------ Raw data
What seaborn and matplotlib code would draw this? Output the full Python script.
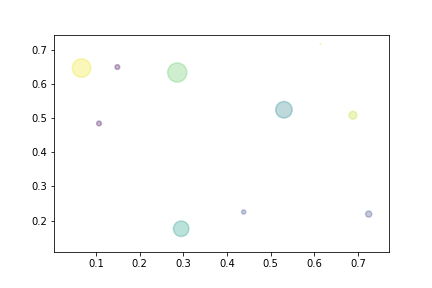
import matplotlib
matplotlib.use("Agg")
import matplotlib.pyplot as plt
import seaborn as sns
import pandas as pd
import numpy as np

x = [0.067, 0.149, 0.286, 0.107, 0.614, 0.530, 0.688, 0.295, 0.438, 0.724]
y = [0.646, 0.649, 0.633, 0.484, 0.716, 0.524, 0.508, 0.176, 0.225, 0.219]
color_value = [0.97, 0.02, 0.75, 0.03, 0.95, 0.45, 0.90, 0.55, 0.25, 0.22]
size_value = [342, 23, 369, 23, 0.5, 272, 61, 240, 18, 38]

df = pd.DataFrame({"x": x, "y": y, "c": color_value, "s": size_value})

fig, ax = plt.subplots(figsize=(6, 4), dpi=72)
fig.subplots_adjust(left=0.125, right=0.9, top=0.88, bottom=0.125)
sns.scatterplot(data=df, x="x", y="y", hue="c", palette="viridis", hue_norm=(0, 1),
                size="s", sizes=(min(size_value), max(size_value)),
                size_norm=(min(size_value), max(size_value)),
                alpha=0.3, edgecolor="face", linewidth=1.5, legend=False, ax=ax)
ax.set_xlabel("")
ax.set_ylabel("")
ax.set_xlim(0.004, 0.770)
ax.set_ylim(0.108, 0.744)
ax.set_xticks([0.1, 0.2, 0.3, 0.4, 0.5, 0.6, 0.7])
ax.set_yticks([0.2, 0.3, 0.4, 0.5, 0.6, 0.7])
fig.savefig("out.png", dpi=72)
------------
**What you need to do**
Without the pictures, retype the whole of the material above exactly.

**Written solution**
What seaborn and matplotlib code would draw this? Output the full Python script.
import matplotlib
matplotlib.use("Agg")
import matplotlib.pyplot as plt
import seaborn as sns
import pandas as pd
import numpy as np

x = [0.067, 0.149, 0.286, 0.107, 0.614, 0.530, 0.688, 0.295, 0.438, 0.724]
y = [0.646, 0.649, 0.633, 0.484, 0.716, 0.524, 0.508, 0.176, 0.225, 0.219]
color_value = [0.97, 0.02, 0.75, 0.03, 0.95, 0.45, 0.90, 0.55, 0.25, 0.22]
size_value = [342, 23, 369, 23, 0.5, 272, 61, 240, 18, 38]

df = pd.DataFrame({"x": x, "y": y, "c": color_value, "s": size_value})

fig, ax = plt.subplots(figsize=(6, 4), dpi=72)
fig.subplots_adjust(left=0.125, right=0.9, top=0.88, bottom=0.125)
sns.scatterplot(data=df, x="x", y="y", hue="c", palette="viridis", hue_norm=(0, 1),
                size="s", sizes=(min(size_value), max(size_value)),
                size_norm=(min(size_value), max(size_value)),
                alpha=0.3, edgecolor="face", linewidth=1.5, legend=False, ax=ax)
ax.set_xlabel("")
ax.set_ylabel("")
ax.set_xlim(0.004, 0.770)
ax.set_ylim(0.108, 0.744)
ax.set_xticks([0.1, 0.2, 0.3, 0.4, 0.5, 0.6, 0.7])
ax.set_yticks([0.2, 0.3, 0.4, 0.5, 0.6, 0.7])
fig.savefig("out.png", dpi=72)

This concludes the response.